A: I make myself available via phone, email and text. I will help any way I can. 516-384-6438


  1. Our coupler is designed to replace an original Mopar steering coupler when converting to Borgeson Mopar power steering box. The main coupler body will install just as the factory did, with the wide side of the roll pin hole straight up. The roll pin is no longer used for retention.
  1. Center the new box by turning the steering box from either left or right stop to center by approximately 1 13/16 turns. When the box is on center, turning will become stiff. Since the stiff portion of the sector does not provide exact centering, it is helpful to look underneath the vehicle when the pitman arm is fitted. When centered, the center of the pitman shaft and the grease fitting for the joint to the center link will be in direct line or very close with one another front to rear.
  1. Slide the coupler all the way down on the input splines as far as it can go. When installed properly, the set screw will lock against the splines adjacent to the steering box housing.
  1. Coat set screw threads with any type of thread locking material. Tighten lock nut to insure set screw stays in position. Tighten lock nut.
  1. A coupler rebuild kit is provided for your convenience. However, not all parts from this kit are needed. The roll pin is no longer used with the new coupler design. We recommend the reuse of your original components provided they fit tightly in the new coupler. Replacement of the cross pin is not necessary. Be sure to use the small knurled pin, as this is a safety device to prevent the shaft from sliding out of the coupler. The lock plate and seal are provided as well. Care must be taken to install properly. It will also be helpful to coat the internals of the coupler with wheel bearing grease.
  1. Toe adjustment may be necessary due to manufacturing tolerances.
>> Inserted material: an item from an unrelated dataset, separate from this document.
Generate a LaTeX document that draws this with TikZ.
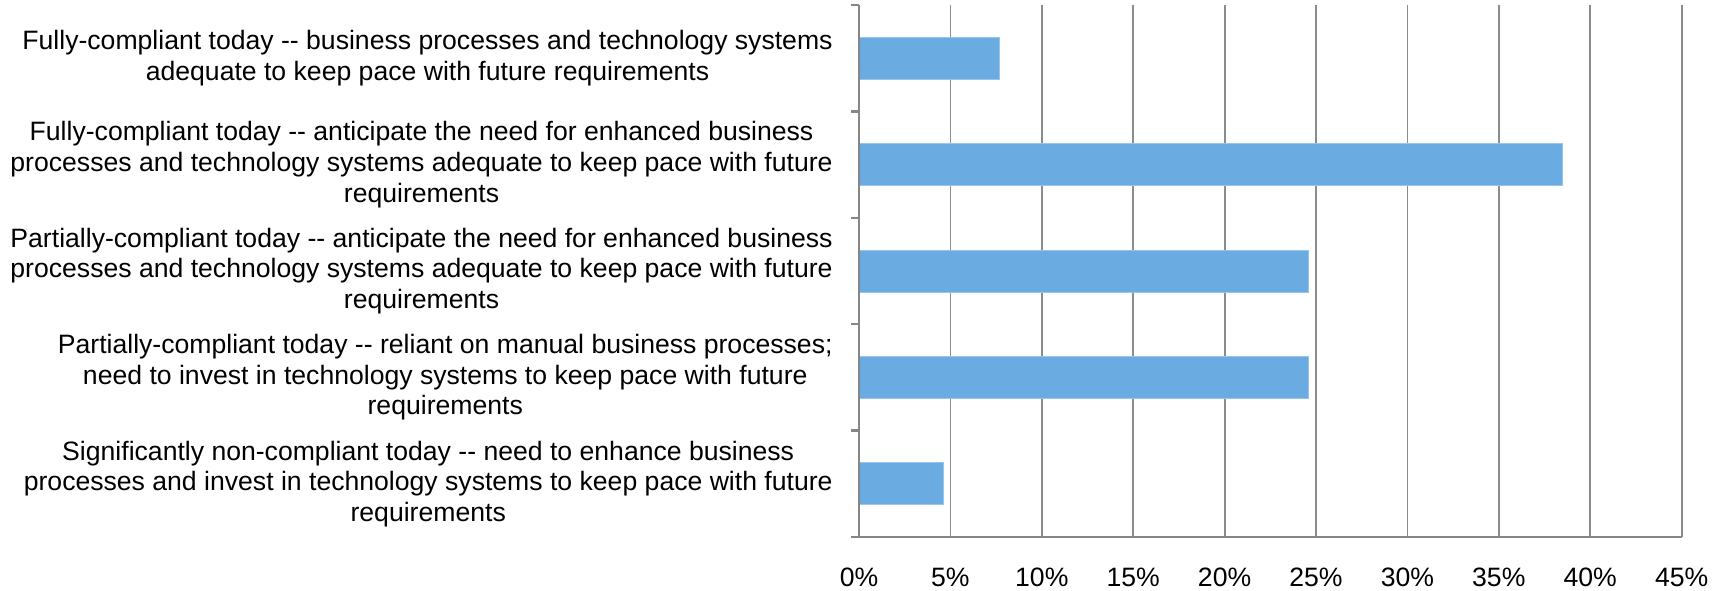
\documentclass[tikz,border=0pt]{standalone}
\usepackage{fontspec}
\setmainfont{Liberation Sans}
\usetikzlibrary{positioning}
\definecolor{barblue}{RGB}{106,172,226}
\definecolor{gridgray}{RGB}{140,140,140}
\definecolor{axisgray}{RGB}{134,134,134}
\newcommand{\chartfont}{\fontsize{13.3}{15.3}\selectfont}
\newcommand{\dd}{-{}-}

\begin{document}
\begin{tikzpicture}
  [
      x=0.5pt, y=-0.5pt,
      bar/.style={fill=barblue, draw=barblue!70!white, line width=0.4pt},
      grid line/.style={draw=gridgray, line width=0.9pt},
      axis line/.style={draw=axisgray, line width=1.2pt},
      cat label/.style={anchor=east, align=center, inner sep=0pt, font=\chartfont},
      tick label/.style={inner sep=0pt, font=\chartfont}
    ]
    \useasboundingbox (0,0) rectangle (1718,590);
    % grid and bars
    \foreach \p in {1,...,9}
      \draw [grid line] ({859+91.4*\p},5) -- ({859+91.4*\p},537);
    \foreach \v [count=\i] in {7.7,38.5,24.6,24.6,4.6}
      \filldraw [bar] (859,{5+106.4*(\i-0.5)-21}) rectangle ({859+18.28*\v},{5+106.4*(\i-0.5)+21});
    % axes
    \draw [axis line] (859,5) -- (859,537) -- (1682,537);
    \foreach \k in {0,...,5}
      \draw [axis line] (851,{5+106.4*\k}) -- (859,{5+106.4*\k});
    \foreach \pc [count=\p from 0] in {0,5,...,45}
      \node (tick\p) [tick label] at ({859+91.4*\p},577) {\pc\%};
    % category labels
    \node (cat1) [cat label] at (833,58.2) {Fully-compliant today \dd{} business processes and technology systems\\adequate to keep pace with future requirements};
    \node (cat2) [cat label] at (833,164.6) {Fully-compliant today \dd{} anticipate the need for enhanced business\\processes and technology systems adequate to keep pace with future\\requirements};
    \node (cat3) [cat label] at (833,271) {Partially-compliant today \dd{} anticipate the need for enhanced business\\processes and technology systems adequate to keep pace with future\\requirements};
    \node (cat4) [cat label] at (833,377.4) {Partially-compliant today \dd{} reliant on manual business processes;\\need to invest in technology systems to keep pace with future\\requirements};
    \node (cat5) [cat label] at (833,483.8) {Significantly non-compliant today \dd{} need to enhance business\\processes and invest in technology systems to keep pace with future\\requirements};
  \end{tikzpicture}
\end{document}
    7. Please do not hesitate to call with any questions, we are here to help! Call or text with questions to 516.384.6438



  1. Our BAC power steering hose adapter set is designed for use with the Borgeson Mopar power steering box.
  1. The pressure and return fittings are both the same size. These are custom fittings designed to adapt your new Borgeson steering box to Mopar style pressure and return hoses. DO NOT thread the pressure fitting into your pump. Please note the pressure fitting is towards the front of the vehicle when the steering box is mounted on the K frame. Since the seal is as an inverted flare no sealer is necessary on the threads. The male side fits popular female threaded Mopar power steering hoses.
  1. The return line fits directly into the rear port in the steering box. Since the seal is an inverted flare no sealer is necessary on the threads. Simply attach your existing return hose past the barb and clamp. The return line was designed to exit in the identical location of the Mopar steering box with the popular 45 degree exit.


Congratulations on purchasing the most durable lower control pivot package on the market. Our components are designed for quiet operation, precise movement and long life.

Installation tips:

Remove rubber bushing outer shell from control arm

Insert the delrin bushing 25% of the way.
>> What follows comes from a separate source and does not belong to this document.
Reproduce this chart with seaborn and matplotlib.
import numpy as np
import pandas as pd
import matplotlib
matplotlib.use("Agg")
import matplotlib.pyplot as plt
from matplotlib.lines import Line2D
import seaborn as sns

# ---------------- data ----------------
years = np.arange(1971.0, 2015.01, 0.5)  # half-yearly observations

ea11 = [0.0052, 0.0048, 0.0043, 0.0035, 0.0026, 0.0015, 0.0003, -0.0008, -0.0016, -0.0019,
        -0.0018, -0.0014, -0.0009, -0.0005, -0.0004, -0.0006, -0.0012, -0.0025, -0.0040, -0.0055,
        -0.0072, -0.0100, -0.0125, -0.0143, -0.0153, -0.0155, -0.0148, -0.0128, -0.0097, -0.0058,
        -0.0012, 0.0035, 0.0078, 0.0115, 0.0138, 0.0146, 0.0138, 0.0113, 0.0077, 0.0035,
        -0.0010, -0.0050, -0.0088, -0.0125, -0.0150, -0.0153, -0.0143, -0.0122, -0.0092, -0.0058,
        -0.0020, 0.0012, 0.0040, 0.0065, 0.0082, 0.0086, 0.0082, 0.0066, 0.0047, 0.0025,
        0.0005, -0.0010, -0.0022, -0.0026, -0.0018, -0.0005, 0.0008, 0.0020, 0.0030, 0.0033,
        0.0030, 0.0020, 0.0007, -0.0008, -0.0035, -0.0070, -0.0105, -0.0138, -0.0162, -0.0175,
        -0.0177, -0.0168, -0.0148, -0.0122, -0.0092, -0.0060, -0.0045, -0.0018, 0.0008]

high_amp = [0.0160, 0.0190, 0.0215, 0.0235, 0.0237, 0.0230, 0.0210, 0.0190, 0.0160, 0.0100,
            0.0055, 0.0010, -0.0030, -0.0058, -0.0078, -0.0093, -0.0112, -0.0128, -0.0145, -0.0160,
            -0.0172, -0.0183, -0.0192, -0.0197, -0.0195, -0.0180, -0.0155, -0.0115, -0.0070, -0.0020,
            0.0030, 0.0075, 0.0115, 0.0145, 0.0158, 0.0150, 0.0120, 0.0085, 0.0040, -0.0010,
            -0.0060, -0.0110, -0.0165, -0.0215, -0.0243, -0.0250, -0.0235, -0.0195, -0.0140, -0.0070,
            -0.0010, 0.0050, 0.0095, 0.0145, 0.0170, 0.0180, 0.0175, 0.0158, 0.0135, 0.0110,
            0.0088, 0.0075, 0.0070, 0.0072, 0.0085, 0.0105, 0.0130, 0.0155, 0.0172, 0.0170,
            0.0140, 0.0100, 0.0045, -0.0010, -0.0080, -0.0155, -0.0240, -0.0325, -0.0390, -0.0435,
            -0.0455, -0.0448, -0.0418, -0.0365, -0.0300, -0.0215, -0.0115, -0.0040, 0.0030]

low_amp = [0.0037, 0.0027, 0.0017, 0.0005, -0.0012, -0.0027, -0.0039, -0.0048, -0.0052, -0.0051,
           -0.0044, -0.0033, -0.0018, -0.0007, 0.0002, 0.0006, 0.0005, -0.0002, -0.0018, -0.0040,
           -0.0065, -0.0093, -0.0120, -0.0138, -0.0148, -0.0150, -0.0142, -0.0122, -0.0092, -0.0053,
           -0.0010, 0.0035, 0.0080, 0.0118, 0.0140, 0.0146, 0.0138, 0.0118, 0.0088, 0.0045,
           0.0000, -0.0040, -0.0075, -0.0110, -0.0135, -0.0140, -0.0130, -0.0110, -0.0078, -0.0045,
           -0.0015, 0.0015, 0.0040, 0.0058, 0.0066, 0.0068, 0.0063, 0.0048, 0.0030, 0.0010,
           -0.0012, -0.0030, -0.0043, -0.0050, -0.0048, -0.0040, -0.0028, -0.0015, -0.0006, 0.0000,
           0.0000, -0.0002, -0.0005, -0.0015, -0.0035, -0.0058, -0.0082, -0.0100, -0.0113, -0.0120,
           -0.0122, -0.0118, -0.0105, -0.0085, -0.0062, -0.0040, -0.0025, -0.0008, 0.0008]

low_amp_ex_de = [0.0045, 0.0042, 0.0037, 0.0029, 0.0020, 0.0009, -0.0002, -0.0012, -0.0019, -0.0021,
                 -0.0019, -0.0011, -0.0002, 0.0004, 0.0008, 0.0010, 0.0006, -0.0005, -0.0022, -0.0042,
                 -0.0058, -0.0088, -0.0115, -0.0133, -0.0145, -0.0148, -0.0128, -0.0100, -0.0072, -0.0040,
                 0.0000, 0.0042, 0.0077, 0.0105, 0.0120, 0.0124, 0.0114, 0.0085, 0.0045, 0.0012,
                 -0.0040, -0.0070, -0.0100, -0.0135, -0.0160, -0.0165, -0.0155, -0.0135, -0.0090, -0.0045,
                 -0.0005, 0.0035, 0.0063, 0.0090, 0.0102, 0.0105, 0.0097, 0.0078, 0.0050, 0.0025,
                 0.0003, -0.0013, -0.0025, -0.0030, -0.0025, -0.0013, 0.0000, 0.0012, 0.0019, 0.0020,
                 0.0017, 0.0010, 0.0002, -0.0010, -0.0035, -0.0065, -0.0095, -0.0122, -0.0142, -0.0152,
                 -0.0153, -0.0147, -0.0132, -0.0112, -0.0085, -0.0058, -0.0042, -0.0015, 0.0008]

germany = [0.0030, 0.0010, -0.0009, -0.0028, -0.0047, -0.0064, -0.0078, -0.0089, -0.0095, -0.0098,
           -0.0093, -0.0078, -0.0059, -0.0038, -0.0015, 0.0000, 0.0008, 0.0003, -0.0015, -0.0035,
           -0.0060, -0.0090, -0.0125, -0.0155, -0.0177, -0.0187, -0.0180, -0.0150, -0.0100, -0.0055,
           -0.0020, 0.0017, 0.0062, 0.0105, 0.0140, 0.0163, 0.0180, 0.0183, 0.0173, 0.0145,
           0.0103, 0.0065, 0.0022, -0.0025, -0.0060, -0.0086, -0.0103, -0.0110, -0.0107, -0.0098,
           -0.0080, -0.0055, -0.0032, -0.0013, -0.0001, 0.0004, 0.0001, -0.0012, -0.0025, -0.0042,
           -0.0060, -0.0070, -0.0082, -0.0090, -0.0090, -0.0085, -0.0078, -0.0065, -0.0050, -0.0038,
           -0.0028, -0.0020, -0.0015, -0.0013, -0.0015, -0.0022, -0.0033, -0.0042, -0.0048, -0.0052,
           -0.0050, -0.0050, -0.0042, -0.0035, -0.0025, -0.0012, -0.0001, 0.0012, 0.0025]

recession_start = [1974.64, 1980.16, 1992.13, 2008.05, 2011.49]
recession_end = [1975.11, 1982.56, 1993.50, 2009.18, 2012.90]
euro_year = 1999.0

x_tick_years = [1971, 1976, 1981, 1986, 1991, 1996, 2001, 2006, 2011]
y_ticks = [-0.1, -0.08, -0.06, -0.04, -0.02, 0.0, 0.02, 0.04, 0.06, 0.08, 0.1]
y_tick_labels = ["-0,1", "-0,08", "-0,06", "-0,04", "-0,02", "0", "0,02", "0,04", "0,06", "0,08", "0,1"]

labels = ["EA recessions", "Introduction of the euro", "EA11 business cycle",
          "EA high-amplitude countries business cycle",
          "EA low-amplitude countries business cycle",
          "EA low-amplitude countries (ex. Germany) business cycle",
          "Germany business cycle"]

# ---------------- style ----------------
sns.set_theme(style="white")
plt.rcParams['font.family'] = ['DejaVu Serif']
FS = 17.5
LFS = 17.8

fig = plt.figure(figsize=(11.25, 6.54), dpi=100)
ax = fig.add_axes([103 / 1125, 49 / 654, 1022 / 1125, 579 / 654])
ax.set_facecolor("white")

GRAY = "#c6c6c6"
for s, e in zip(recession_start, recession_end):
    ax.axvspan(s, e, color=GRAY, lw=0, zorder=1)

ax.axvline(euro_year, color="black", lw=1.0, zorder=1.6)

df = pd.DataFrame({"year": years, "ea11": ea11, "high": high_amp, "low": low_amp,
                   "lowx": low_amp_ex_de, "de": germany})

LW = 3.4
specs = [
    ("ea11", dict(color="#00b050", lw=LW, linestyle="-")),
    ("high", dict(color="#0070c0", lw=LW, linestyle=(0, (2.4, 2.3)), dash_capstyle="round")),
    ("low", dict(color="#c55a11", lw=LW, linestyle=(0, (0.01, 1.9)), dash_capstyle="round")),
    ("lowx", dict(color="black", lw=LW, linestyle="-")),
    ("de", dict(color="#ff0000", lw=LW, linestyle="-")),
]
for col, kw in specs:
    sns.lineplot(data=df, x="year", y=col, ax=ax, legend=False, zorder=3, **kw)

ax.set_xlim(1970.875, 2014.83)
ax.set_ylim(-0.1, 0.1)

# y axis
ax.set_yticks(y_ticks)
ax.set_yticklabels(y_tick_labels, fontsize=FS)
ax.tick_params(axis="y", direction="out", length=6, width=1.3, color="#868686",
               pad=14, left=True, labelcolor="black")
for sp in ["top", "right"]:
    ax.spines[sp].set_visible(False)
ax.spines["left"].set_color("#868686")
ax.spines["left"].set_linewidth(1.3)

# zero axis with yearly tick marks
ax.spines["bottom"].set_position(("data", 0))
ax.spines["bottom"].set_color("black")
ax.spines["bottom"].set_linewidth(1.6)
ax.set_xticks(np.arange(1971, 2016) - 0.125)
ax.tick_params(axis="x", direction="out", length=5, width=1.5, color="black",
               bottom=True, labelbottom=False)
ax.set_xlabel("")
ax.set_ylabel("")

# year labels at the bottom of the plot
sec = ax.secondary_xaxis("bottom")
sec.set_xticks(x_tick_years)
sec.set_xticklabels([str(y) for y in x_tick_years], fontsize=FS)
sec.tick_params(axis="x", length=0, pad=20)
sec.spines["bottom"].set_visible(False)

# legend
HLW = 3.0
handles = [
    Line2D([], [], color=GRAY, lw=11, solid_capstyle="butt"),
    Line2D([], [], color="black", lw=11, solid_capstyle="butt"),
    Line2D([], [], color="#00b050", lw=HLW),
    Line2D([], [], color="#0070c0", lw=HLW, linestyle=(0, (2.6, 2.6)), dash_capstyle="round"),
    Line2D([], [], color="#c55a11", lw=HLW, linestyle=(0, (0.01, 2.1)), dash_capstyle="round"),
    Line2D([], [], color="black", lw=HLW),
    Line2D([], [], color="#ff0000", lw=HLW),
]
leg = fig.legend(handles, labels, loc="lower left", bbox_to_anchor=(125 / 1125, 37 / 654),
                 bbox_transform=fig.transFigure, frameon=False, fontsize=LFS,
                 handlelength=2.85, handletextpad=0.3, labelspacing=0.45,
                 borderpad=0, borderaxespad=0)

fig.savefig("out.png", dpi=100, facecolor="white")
Lube the pin surface that contacts the ID of the new bushing.

Insert the pin 25% into the bushing.

Lightly press together. Pin pushes all the way to the stop.

Be sure to push the torsion bars all the way forward.
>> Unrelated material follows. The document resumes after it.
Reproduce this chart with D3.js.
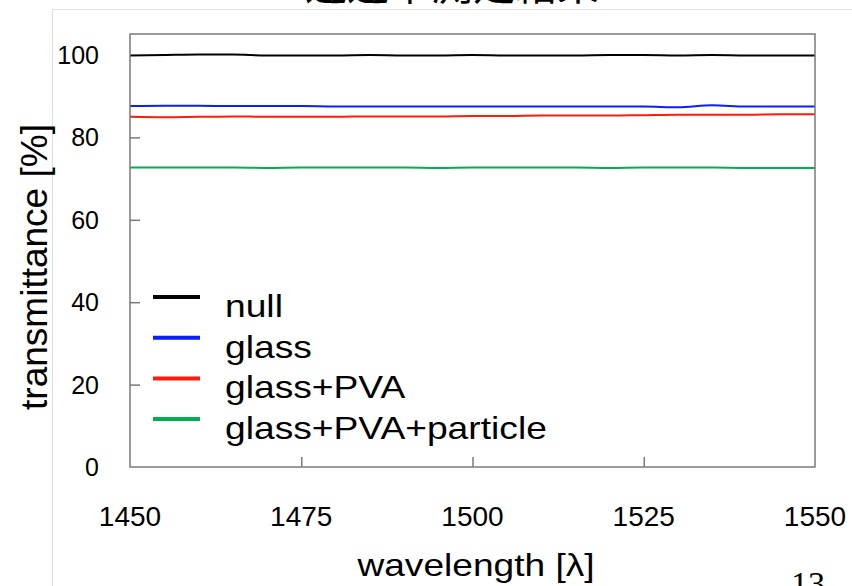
<!DOCTYPE html>
<html>
<head>
<meta charset="utf-8">
<script src="https://cdn.jsdelivr.net/npm/d3@7"></script>
<style>
  html, body { margin: 0; padding: 0; background: #fff; }
  svg { display: block; }
</style>
</head>
<body>
<svg id="chart" width="852" height="586"></svg>
<script>
// Transmittance spectra, sampled every 5 nm
const wavelengths = [1450, 1455, 1460, 1465, 1470, 1475, 1480, 1485, 1490, 1495, 1500,
                     1505, 1510, 1515, 1520, 1525, 1530, 1535, 1540, 1545, 1550];
const nullValues     = [99.9, 100.0, 100.1, 100.1, 99.9, 99.9, 99.9, 100.0, 99.9, 99.9, 100.0,
                        99.9, 99.9, 99.9, 100.0, 100.0, 99.9, 100.0, 99.9, 99.9, 99.9];
const glassValues    = [87.6, 87.7, 87.7, 87.6, 87.6, 87.6, 87.5, 87.5, 87.5, 87.5, 87.5,
                        87.5, 87.5, 87.5, 87.5, 87.5, 87.3, 87.8, 87.5, 87.5, 87.5];
const pvaValues      = [85.0, 84.9, 85.0, 85.1, 85.0, 85.0, 85.0, 85.1, 85.1, 85.1, 85.2,
                        85.2, 85.3, 85.3, 85.3, 85.4, 85.5, 85.5, 85.5, 85.6, 85.6];
const particleValues = [72.7, 72.7, 72.7, 72.7, 72.6, 72.7, 72.7, 72.7, 72.7, 72.6, 72.7,
                        72.7, 72.7, 72.7, 72.6, 72.7, 72.7, 72.7, 72.6, 72.6, 72.6];

const seriesNames  = ["null", "glass", "glass+PVA", "glass+PVA+particle"];
const seriesValues = [nullValues, glassValues, pvaValues, particleValues];
const seriesColors = ["#000000", "#0a1eff", "#ff1a0a", "#00b050"];

const xTicks = [1450, 1475, 1500, 1525, 1550];
const yTicks = [0, 20, 40, 60, 80, 100];

const titleText = "透過率測定結果";
const xLabel = "wavelength [λ]";
const yLabel = "transmittance [%]";
const pageNumber = "13";

const svg = d3.select("#chart");
const font = "'Liberation Sans', Arial, sans-serif";

const plot = { left: 130, right: 815, top: 34, bottom: 467 };
const x = d3.scaleLinear().domain([1450, 1550]).range([plot.left, plot.right]);
const y = d3.scaleLinear().domain([0, 105.1]).range([plot.bottom, plot.top]);

// slide guide lines
svg.append("line").attr("x1", 52).attr("x2", 852).attr("y1", 9.5).attr("y2", 9.5)
  .attr("stroke", "#e2e2e2").attr("stroke-width", 1);
svg.append("line").attr("x1", 52.5).attr("x2", 52.5).attr("y1", 9).attr("y2", 586)
  .attr("stroke", "#dcdcdc").attr("stroke-width", 1);

// slide title, mostly above the visible area
svg.append("text").attr("x", 452).attr("y", 0)
  .attr("text-anchor", "middle")
  .attr("font-family", "'Noto Sans CJK JP', sans-serif")
  .attr("font-size", 42).attr("fill", "#000")
  .text(titleText);

// series lines
const line = d3.line()
  .x((d, i) => x(wavelengths[i]))
  .y(d => y(d))
  .curve(d3.curveMonotoneX);

const g = svg.append("g");
seriesValues.forEach((vals, k) => {
  g.append("path").datum(vals)
    .attr("d", line)
    .attr("fill", "none")
    .attr("stroke", seriesColors[k])
    .attr("stroke-width", 2);
});

// axes with inward ticks
const axisColor = "#7a7a7a";
const yAxis = svg.append("g").attr("transform", `translate(${plot.left},0)`)
  .call(d3.axisRight(y).tickValues(yTicks.slice(1, -1)).tickSize(10).tickFormat(""));
const xAxis = svg.append("g").attr("transform", `translate(0,${plot.bottom})`)
  .call(d3.axisTop(x).tickValues(xTicks.slice(1, -1)).tickSize(10).tickFormat(""));
[yAxis, xAxis].forEach(a => {
  a.select(".domain").remove();
  a.selectAll(".tick line").attr("stroke", axisColor).attr("stroke-width", 1.5);
});

// frame
svg.append("rect")
  .attr("x", plot.left).attr("y", plot.top)
  .attr("width", plot.right - plot.left).attr("height", plot.bottom - plot.top)
  .attr("fill", "none").attr("stroke", axisColor).attr("stroke-width", 1.5);

// tick labels
svg.append("g").selectAll("text").data(yTicks).join("text")
  .attr("x", 99).attr("y", d => y(d))
  .attr("dy", "0.36em")
  .attr("text-anchor", "end")
  .attr("font-family", font).attr("font-size", 25)
  .text(d => d);

svg.append("g").selectAll("text").data(xTicks).join("text")
  .attr("x", d => x(d)).attr("y", 526)
  .attr("text-anchor", "middle")
  .attr("font-family", font).attr("font-size", 28)
  .text(d => d);

// axis titles (the slide's text is slightly widened)
svg.append("text")
  .attr("transform", "translate(476,576) scale(1.16,1)")
  .attr("text-anchor", "middle")
  .attr("font-family", font).attr("font-size", 32)
  .text(xLabel);

svg.append("text")
  .attr("transform", "translate(47,267) rotate(-90)")
  .attr("text-anchor", "middle")
  .attr("font-family", font).attr("font-size", 37)
  .text(yLabel);

// legend
const legend = svg.append("g");
seriesNames.forEach((name, k) => {
  const ly = 297 + k * 40.7;
  legend.append("line")
    .attr("x1", 153).attr("x2", 200).attr("y1", ly).attr("y2", ly)
    .attr("stroke", seriesColors[k]).attr("stroke-width", 4);
  legend.append("text")
    .attr("transform", `translate(225,${ly + 20}) scale(1.2,1)`)
    .attr("font-family", font).attr("font-size", 31)
    .text(name);
});

// page number
svg.append("text").attr("x", 808).attr("y", 595)
  .attr("text-anchor", "middle")
  .attr("font-family", "'Liberation Serif', 'Times New Roman', serif")
  .attr("font-size", 34)
  .text(pageNumber);
</script>
</body>
</html>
Tighten retention nuts to at least 100 ft/lbs via electric or pneumatic impact gun


  1. Your new idler arm is designed to replace your original. It has been fitted with high load Torrington bearings and delrin bushings.
  2. Be sure to clean up any damaged areas inside the k frame socket.
  3. Each Torrington bearing has been oiled during assembly. A dab of wheel bearing grease will ensure long life.
  4. Tighten the supplied lock nut enough to snug the arm and remove any vertical play. Do not over tighten the arm as it will cause binding.
  5. Please do not hesitate to call with any questions, we are here to help!     


This kit is designed as a cost effective method of improving the geometry of your Mopar front suspension. Below are some tips to make installation easier.

  • Remove outer shells from lower control arm and discard.
  • Retain inner shells on factory pivot pins. If you are using BAC pivots, the inner diameter is already matched to the inside diameter of the BAC delrin bushing.
  • The use of thick grease similar to the type used on popular urethane bushings is recommended for assembly.
  • Lube the outside surface of the bushing and push in approximately 25% of the way into the arm. Lube the pivot pin and start it the same way pressing into inside of the bushing. From here a vice or press will easily push the pivot into the bushing and bushing into the arm.
  • At this point, the pin/arm assembly can be started into the k frame. Take a moment to read the included QA1 instructions as the strut rod needs to be installed simultaneously with the lower arm assembly.
  • Once the lower control arm/strut assembly is installed, it is important to note, the pin will need to be tightened by air gun or electric gun with full suspension load or the pin will spin in the bushing. This assumes you are using the OE style prevailing torque nuts. If these tools are not available, a standard nut and lock washer can be used. Abide by factory torque setting.
  • When installing the torsion bars, be sure to push them all the way forward against the inside of the front socket.
  • Due to the self lubricating properties of delrin, along with its high durometer, greasing is rarely necessary during the life of the bushing.
  • Offset upper control arm bushings should be installed to push the front portion of the control arm outboard. The rear bushing should be installed, the opposite. The rear portion of the arm will be offset inboard, towards the centerline of the vehicle.
  • Installing the bushings in this orientation creates increased caster for better road holding. Once the vehicle is on an alignment machine, 3 degrees should be attainable. Combine with negative ¾ – 1 degree camber and 1/16-1/18” total toe in, your vehicle will feel more centered and stable at speed.